## Data records
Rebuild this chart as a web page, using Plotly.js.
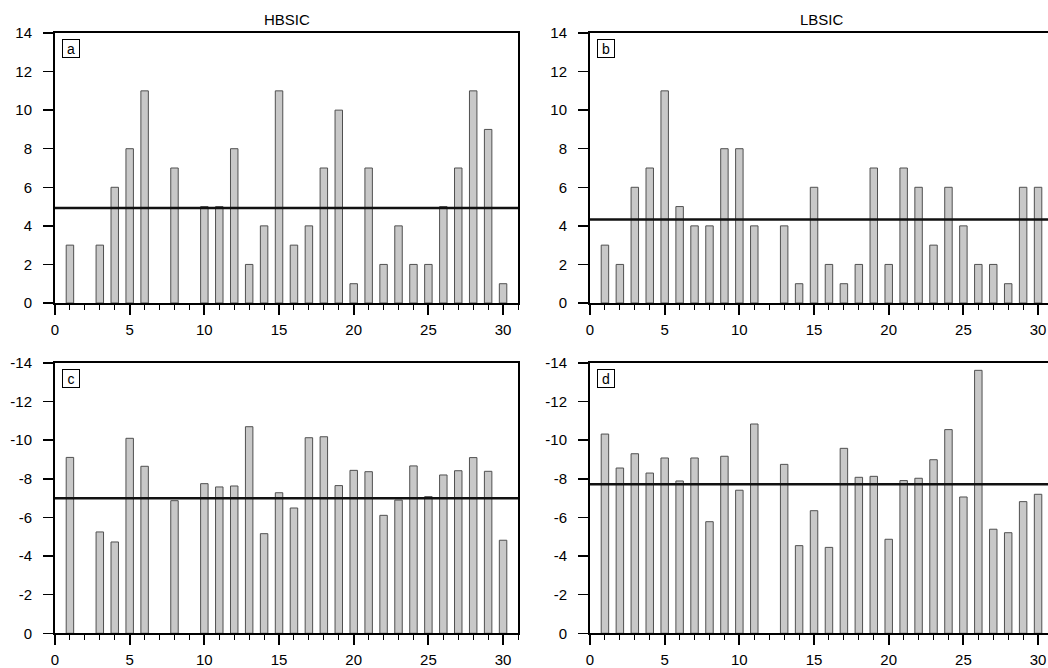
<!DOCTYPE html>
<html>
<head>
<meta charset="utf-8">
<script src="https://cdn.plot.ly/plotly-3.0.1.min.js"></script>
<style>
html,body{margin:0;padding:0;overflow:hidden;background:#fff;}
#chart{width:1060px;height:668px;}
</style>
</head>
<body>
<div id="chart"></div>
<script>
// ---- data (null = no bar in that year) ----
const years = Array.from({length: 30}, (_, i) => i + 1);
const hbsicCount = [3,null,3,6,8,11,null,7,null,5,5,8,2,4,11,3,4,7,10,1,7,2,4,2,2,5,7,11,9,1];
const lbsicCount = [3,2,6,7,11,5,4,4,8,8,4,null,4,1,6,2,1,2,7,2,7,6,3,6,4,2,2,1,6,6];
const hbsicValue = [-9.11,null,-5.25,-4.73,-10.10,-8.65,null,-6.87,null,-7.75,-7.58,-7.63,-10.70,-5.16,-7.28,-6.49,-10.13,-10.18,-7.65,-8.44,-8.37,-6.11,-6.90,-8.67,-7.08,-8.20,-8.42,-9.10,-8.39,-4.82];
const lbsicValue = [-10.32,-8.56,-9.30,-8.30,-9.08,-7.89,-9.08,-5.78,-9.17,-7.41,-10.84,null,-8.75,-4.54,-6.35,-4.45,-9.58,-8.08,-8.13,-4.87,-7.91,-8.03,-8.99,-10.55,-7.06,-13.62,-5.39,-5.21,-6.82,-7.20];
const meanLines = [4.93, 4.33, -7.0, -7.72];
const panelLabels = ['a','b','c','d'];
const columnTitles = ['HBSIC','LBSIC'];
const xTicks = [0,5,10,15,20,25,30];
const yTicksTop = [0,2,4,6,8,10,12,14];
const yTicksBottom = [0,-2,-4,-6,-8,-10,-12,-14];
const yTickTextTop = ['0','2','4','6','8','10','12','14'];
const yTickTextBottom = ['0','-2','-4','-6','-8','-10','-12','-14'];

// ---- layout helpers ----
const W = 1060, H = 668;
const FONT = 'Liberation Sans, Arial, Helvetica, sans-serif';
const xDom = [[55/W, 518/W], [590/W, 1053/W]];
const yDom = [[1-303/H, 1-33/H], [1-633.3/H, 1-363/H]];

const series = [hbsicCount, lbsicCount, hbsicValue, lbsicValue];
const traces = [];
const layout = {
  width: W, height: H,
  margin: {l:0, r:0, t:0, b:0},
  paper_bgcolor: '#fff', plot_bgcolor: '#fff',
  showlegend: false,
  font: {family: FONT, size: 15, color: '#000'},
  shapes: [], annotations: []
};

for (let p = 0; p < 4; p++) {
  const col = p % 2, row = Math.floor(p / 2);
  const xa = 'x' + (p === 0 ? '' : p + 1);
  const ya = 'y' + (p === 0 ? '' : p + 1);
  traces.push({
    type: 'bar', x: years, y: series[p], xaxis: xa, yaxis: ya,
    width: 0.5,
    marker: {color: '#c8c8c8', line: {color: '#505050', width: 1}},
    hoverinfo: 'x+y'
  });
  const axKeyX = 'xaxis' + (p === 0 ? '' : p + 1);
  const axKeyY = 'yaxis' + (p === 0 ? '' : p + 1);
  layout[axKeyX] = {
    domain: xDom[col], anchor: ya, range: [0, 31],
    tickmode: 'array', tickvals: xTicks,
    ticks: 'outside', ticklen: 10, tickwidth: 2, tickcolor: '#000',
    minor: {dtick: 1, ticks: 'outside', ticklen: 5, tickwidth: 1, tickcolor: '#000'},
    showline: true, linecolor: '#000', linewidth: 2, mirror: true,
    showgrid: false, zeroline: false,
    tickfont: {family: FONT, size: 15, color: '#000'},
    ticklabelstandoff: 2,
    fixedrange: true
  };
  layout[axKeyY] = {
    domain: yDom[row], anchor: xa,
    range: row === 0 ? [0, 14] : [0, -14],
    tickmode: 'array',
    tickvals: row === 0 ? yTicksTop : yTicksBottom,
    ticktext: row === 0 ? yTickTextTop : yTickTextBottom,
    ticks: 'outside', ticklen: 10, tickwidth: 1.5, tickcolor: '#000',
    showline: true, linecolor: '#000', linewidth: 2, mirror: true,
    showgrid: false, zeroline: false,
    tickfont: {family: FONT, size: 15, color: '#000'},
    ticklabelstandoff: 8,
    fixedrange: true
  };
  layout.shapes.push({
    type: 'line', xref: xa + ' domain', yref: ya,
    x0: 0, x1: 1, y0: meanLines[p], y1: meanLines[p],
    line: {color: '#111', width: 2.5}
  });
  layout.annotations.push({
    xref: xa + ' domain', yref: ya + ' domain', x: 0, y: 1,
    xanchor: 'left', yanchor: 'top', xshift: 7, yshift: -6,
    text: panelLabels[p], showarrow: false,
    font: {family: FONT, size: 14, color: '#000'},
    bordercolor: '#000', borderwidth: 1, borderpad: 1,
    width: 14, height: 15, bgcolor: '#fff'
  });
  if (row === 0) {
    layout.annotations.push({
      xref: xa + ' domain', yref: ya + ' domain', x: 0.5, y: 1,
      xanchor: 'center', yanchor: 'bottom', yshift: 3,
      text: columnTitles[col], showarrow: false,
      font: {family: FONT, size: 15, color: '#000'}
    });
  }
}

Plotly.newPlot('chart', traces, layout, {displayModeBar: false, staticPlot: true});
</script>
</body>
</html>
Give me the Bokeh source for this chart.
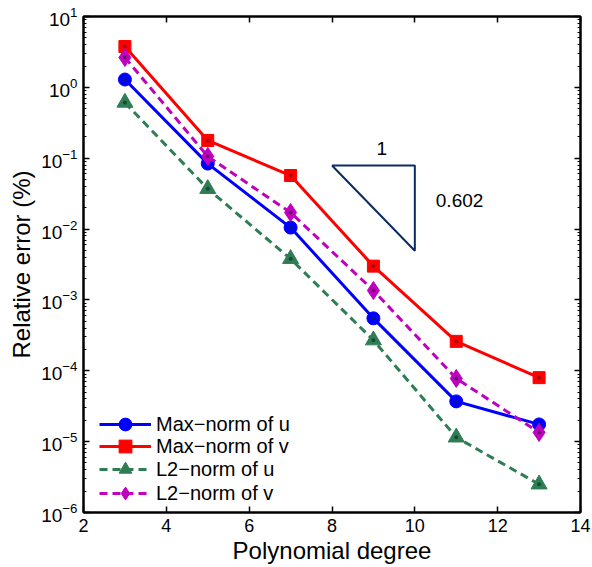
from bokeh.plotting import figure
from bokeh.models import (LogAxis, LinearAxis, FixedTicker, Legend, LegendItem,
                          Label, CustomJSTickFormatter)
from bokeh.embed import file_html
from bokeh.resources import INLINE

# ---- data ----
degree = [3, 5, 7, 9, 11, 13]
max_u = [1.29, 0.084, 0.0105, 5.5e-4, 3.7e-5, 1.75e-5]
max_v = [3.77, 0.178, 0.057, 3.0e-3, 2.6e-4, 8.0e-5]
l2_u = [0.61, 0.037, 0.0038, 2.7e-4, 1.15e-5, 2.5e-6]
l2_v = [2.64, 0.106, 0.0171, 1.36e-3, 7.8e-5, 1.35e-5]

x_ticks = [2, 4, 6, 8, 10, 12, 14]
y_ticks = [1e-6, 1e-5, 1e-4, 1e-3, 1e-2, 1e-1, 1e0, 1e1]

slope_x = [8, 10, 10, 8]
slope_y = [0.079, 0.079, 0.00494, 0.079]
run_label = "1"
rise_label = "0.602"
run_label_pos = (9.2, 0.137)
rise_label_pos = (11.08, 0.0253)

labels = ["Max\u2212norm of u", "Max\u2212norm of v", "L2\u2212norm of u", "L2\u2212norm of v"]
legend_row_offsets = [72, 50, 27, 3]   # px above frame bottom for each legend row

FONT = "Liberation Sans"
y_minor = [m * d for d in y_ticks[:-1] for m in range(2, 10)]

p = figure(width=592, height=567, x_range=(2, 14), y_range=(1e-6, 10),
           y_axis_type="log", output_backend="svg", toolbar_location=None,
           min_border_left=83, min_border_right=12, min_border_top=16,
           min_border_bottom=55)
p.xgrid.visible = False
p.ygrid.visible = False
p.outline_line_color = "black"
p.outline_line_width = 2
p.background_fill_color = "white"
p.border_fill_color = "white"

p.xaxis.ticker = FixedTicker(ticks=x_ticks)
p.yaxis.ticker = FixedTicker(ticks=y_ticks, minor_ticks=y_minor)

for ax in (p.xaxis[0], p.yaxis[0]):
    ax.axis_line_width = 2
    ax.major_tick_in = 6
    ax.major_tick_out = 0
    ax.minor_tick_in = 3
    ax.minor_tick_out = 0
    ax.major_tick_line_width = 1.5
    ax.minor_tick_line_width = 1
    ax.major_label_text_font = FONT
    ax.major_label_text_font_size = "18px"
    ax.major_label_text_color = "black"
    ax.axis_label_text_font = FONT
    ax.axis_label_text_font_size = "24px"
    ax.axis_label_text_font_style = "normal"
    ax.axis_label_text_color = "black"
p.xaxis.minor_tick_in = 0
p.xaxis.axis_label = "Polynomial degree"
p.yaxis.axis_label = "Relative error (%)"
p.yaxis.major_label_text_font_size = "19px"
p.xaxis.major_label_standoff = 6
p.xaxis.axis_label_standoff = 2
p.yaxis.major_label_standoff = 6
p.yaxis.axis_label_standoff = 3

blank = CustomJSTickFormatter(code="return ''")
top = LinearAxis(ticker=FixedTicker(ticks=x_ticks), formatter=blank,
                 major_tick_in=6, major_tick_out=0, minor_tick_in=0, minor_tick_out=0,
                 axis_line_width=2, major_tick_line_width=1.5,
                 major_label_text_font_size="1px")
right = LogAxis(ticker=FixedTicker(ticks=y_ticks, minor_ticks=y_minor), formatter=blank,
                major_tick_in=6, major_tick_out=0, minor_tick_in=3, minor_tick_out=0,
                axis_line_width=2, major_tick_line_width=1.5, minor_tick_line_width=1,
                major_label_text_font_size="1px")
p.add_layout(top, "above")
p.add_layout(right, "right")

BLUE = "#0000ff"
RED = "#ff0000"
GREEN = "#2e7d55"
MAG = "#bf00bf"

series = [
    (max_u, BLUE, "solid", "circle", 13, "#0a1a80"),
    (max_v, RED, "solid", "square", 12, "#a01010"),
    (l2_u, GREEN, "8 5", "triangle", 16, "#144a30"),
    (l2_v, MAG, "8 5", "diamond", 18, "#6a106a"),
]

for (vals, col, dash, mk, sz, dk), lab, off in zip(series, labels, legend_row_offsets):
    r1 = p.line(degree, vals, line_color=col, line_width=3, line_dash=dash)
    r2 = p.scatter(degree, vals, marker=mk, size=sz, fill_color=col, line_color=col)
    p.scatter(degree, vals, marker="circle", size=3, fill_color=dk, line_color=dk)
    lg = Legend(items=[LegendItem(label=lab, renderers=[r1, r2])],
                location=(16, off), padding=0, margin=0, spacing=0,
                glyph_width=52, glyph_height=32, label_height=32,
                label_standoff=5, label_text_font=FONT,
                label_text_font_size="20px", label_text_color="black",
                border_line_color=None, background_fill_alpha=0)
    p.add_layout(lg)

p.line(slope_x, slope_y, line_color="#0b2b66", line_width=2)
p.add_layout(Label(x=run_label_pos[0], y=run_label_pos[1], text=run_label,
                   text_font=FONT, text_font_size="19px", text_align="center",
                   text_baseline="middle", text_color="black"))
p.add_layout(Label(x=rise_label_pos[0], y=rise_label_pos[1], text=rise_label,
                   text_font=FONT, text_font_size="19px", text_align="center",
                   text_baseline="middle", text_color="black"))

open("out.html", "w").write(file_html(p, INLINE))
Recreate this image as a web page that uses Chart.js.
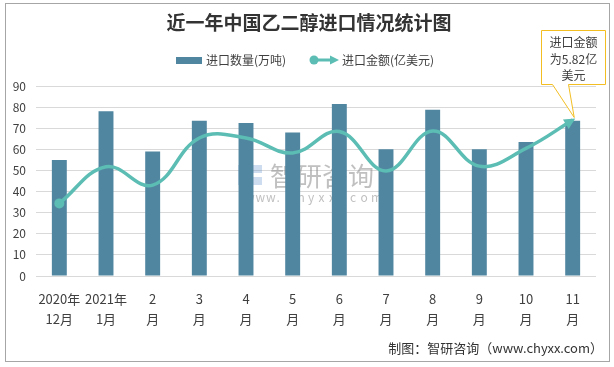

## Task brief
Copy the records above from the first line through the line containing "yTickTextBottom = ['0','-2','-4','-6','-8','-10','-12','-14'];", both included, and leave out any pictures.

## Answer below
Rebuild this chart as a web page, using Plotly.js.
<!DOCTYPE html>
<html>
<head>
<meta charset="utf-8">
<script src="https://cdn.plot.ly/plotly-3.0.1.min.js"></script>
<style>
html,body{margin:0;padding:0;overflow:hidden;background:#fff;}
#chart{width:1060px;height:668px;}
</style>
</head>
<body>
<div id="chart"></div>
<script>
// ---- data (null = no bar in that year) ----
const years = Array.from({length: 30}, (_, i) => i + 1);
const hbsicCount = [3,null,3,6,8,11,null,7,null,5,5,8,2,4,11,3,4,7,10,1,7,2,4,2,2,5,7,11,9,1];
const lbsicCount = [3,2,6,7,11,5,4,4,8,8,4,null,4,1,6,2,1,2,7,2,7,6,3,6,4,2,2,1,6,6];
const hbsicValue = [-9.11,null,-5.25,-4.73,-10.10,-8.65,null,-6.87,null,-7.75,-7.58,-7.63,-10.70,-5.16,-7.28,-6.49,-10.13,-10.18,-7.65,-8.44,-8.37,-6.11,-6.90,-8.67,-7.08,-8.20,-8.42,-9.10,-8.39,-4.82];
const lbsicValue = [-10.32,-8.56,-9.30,-8.30,-9.08,-7.89,-9.08,-5.78,-9.17,-7.41,-10.84,null,-8.75,-4.54,-6.35,-4.45,-9.58,-8.08,-8.13,-4.87,-7.91,-8.03,-8.99,-10.55,-7.06,-13.62,-5.39,-5.21,-6.82,-7.20];
const meanLines = [4.93, 4.33, -7.0, -7.72];
const panelLabels = ['a','b','c','d'];
const columnTitles = ['HBSIC','LBSIC'];
const xTicks = [0,5,10,15,20,25,30];
const yTicksTop = [0,2,4,6,8,10,12,14];
const yTicksBottom = [0,-2,-4,-6,-8,-10,-12,-14];
const yTickTextTop = ['0','2','4','6','8','10','12','14'];
const yTickTextBottom = ['0','-2','-4','-6','-8','-10','-12','-14'];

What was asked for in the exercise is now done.